Side effects of hormonal therapy for early prostate cancer

Reducing the level of testosterone can cause different side effects. There are different ways hormonal side effects can be managed or treated. Your doctor or nurse will explain this to you. Some side effects are only likely to affect you when you have hormonal therapy for over 6 months.

Common side effects

Common side effects include the following:

  • Erection difficulties (called erectile dysfunction or ED) and reduced sex drive. This usually improves after you stop treatment, but it may take a few months. If you have ED, there are drugs and treatments that may help.
  • Hot flushes and sweats. These may reduce as your body adjusts to hormonal treatment. They usually stop completely 3 to 6 months after treatment finishes.
  • Tiredness and difficulty sleeping. This is common, and hot flushes may make sleeping difficult. Regular physical activity can help reduce tiredness.
  • Mood changes. Talking to someone close to you or a counsellor may help.

Other side effects

If you have hormonal therapy for 6 months or more, you may have other side effects. The benefits of hormonal therapy generally outweigh the possible risks. Your doctor or nurse will talk to you about this.

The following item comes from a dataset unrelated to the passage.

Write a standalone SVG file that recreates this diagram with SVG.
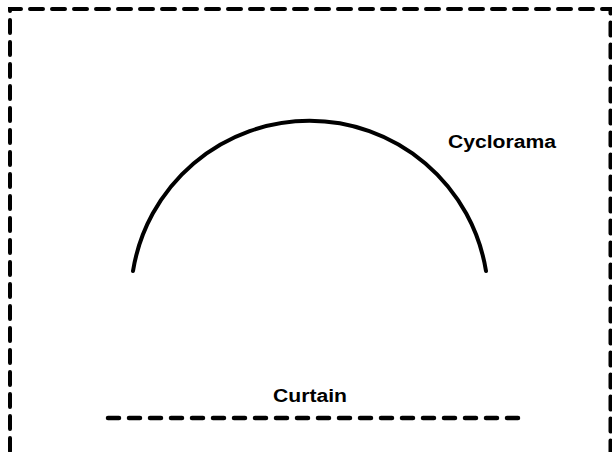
<svg xmlns="http://www.w3.org/2000/svg" width="612" height="452" viewBox="0 0 612 452">
<style>
.border{fill:none;stroke:#000;stroke-width:4;stroke-dasharray:13 9;stroke-linecap:round}
.arc{fill:none;stroke:#000;stroke-width:4;stroke-linecap:round}
.curtain{fill:none;stroke:#000;stroke-width:4.5;stroke-dasharray:11 10;stroke-linecap:round}
.lbl{font-family:"Liberation Sans",Arial,sans-serif;font-weight:bold;font-size:18px;fill:#000}
</style>
<rect width="612" height="452" fill="#fff"/>
<g id="frame">
<path class="border" d="M10 473 V9 H610.5 V473"/>
</g>
<g id="cyclorama">
<path class="arc" d="M133 271 A178.8 178.8 0 0 1 486 271"/>
<text class="lbl" x="448" y="148" textLength="108" lengthAdjust="spacingAndGlyphs">Cyclorama</text>
</g>
<g id="curtain">
<line class="curtain" x1="108" y1="418" x2="520" y2="418"/>
<text class="lbl" x="273" y="402" textLength="74" lengthAdjust="spacingAndGlyphs">Curtain</text>
</g>
</svg>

Other possible side effects include the following:

  • Weight gain (especially around the middle) and loss of muscle strength. Regular physical activity and a healthy, balanced diet can help manage this.
  • Breast swelling or tenderness. This is most common with flutamide and bicalutamide. Some men have low-dose radiotherapy to their chest before treatment to prevent this. If you are taking bicalutamide, another option is to take a hormonal drug called tamoxifen to reduce breast swelling.
  • Bone thinning (osteoporosis). The risk of this is increased with long-term hormonal treatment. You may have a scan to check your bones before you start treatment. Regular weight-bearing exercises such as walking, dancing, hiking, or gentle weight-lifting can help keep your bones healthy. Your doctor may give you advice on diet and exercise. They may advise you to take calcium and vitamin D tablets. They may also talk to you about taking bone-strengthening drugs called bisphosphonates or a drug called denosumab (Prolia®).
  • An increase in the risk of heart disease and diabetes. Not smoking, being physically active, eating healthily and keeping to a healthy weight can help reduce these risks.

Different hormonal therapies have different side effects. It is important to discuss these with your doctor or nurse before treatment so you know what to expect.